Source: BBC · Reuters
SCIENCE
The Artemis II crew splashed down safely in the Pacific on Friday, capping a nine-day mission that shattered a 56-year record. On April 6, astronauts Reid Wiseman, Victor Glover, Christina Koch, and Jeremy Hansen pushed beyond 400,171 km from Earth — farther than any human has ever been, surpassing Apollo 13's 1970 milestone. The Orion spacecraft also had a brief comms blackout and a reported smell from the lavatory during reentry, both now under review. The data gathered will directly feed into Artemis III's planned lunar landing.
Source: NASA · BBC · ScienceAlert
TECH POLICY
Planet Labs — which images every landmass on Earth daily via its 400+ satellite constellation — confirmed Saturday it is indefinitely withholding all imagery of Iran and the broader Middle East conflict zone at the US government's request. The restriction expands on a 14-day delay imposed last month, and covers images dating back to March 9. Planet says the goal is preventing adversaries from using commercial imagery for battle damage assessment. Critics point out it also cuts off journalists, NGOs, and independent researchers from verifiable public data — raising serious questions about who controls what the world can see from space.

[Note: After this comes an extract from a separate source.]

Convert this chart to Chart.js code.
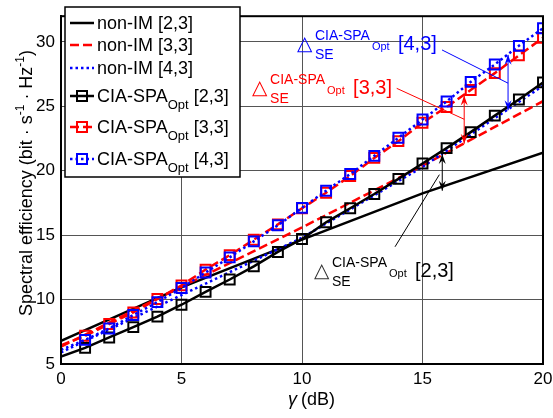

Source: Ars Technica · CNBC
SCIENCE
The decision by Planet Labs to indefinitely restrict satellite coverage of Iran and parts of the Middle East is raising uncomfortable questions about the role of private commercial companies in modern warfare. Planet's own stated mission is "imaging the planet to save the planet" — environmental and climate monitoring. But its Pentagon and intelligence agency contracts now represent a major portion of its portfolio, and this blackout shows how quickly those commercial ties can override its public-interest mandate. It's a glimpse at who controls the view from orbit when it matters most.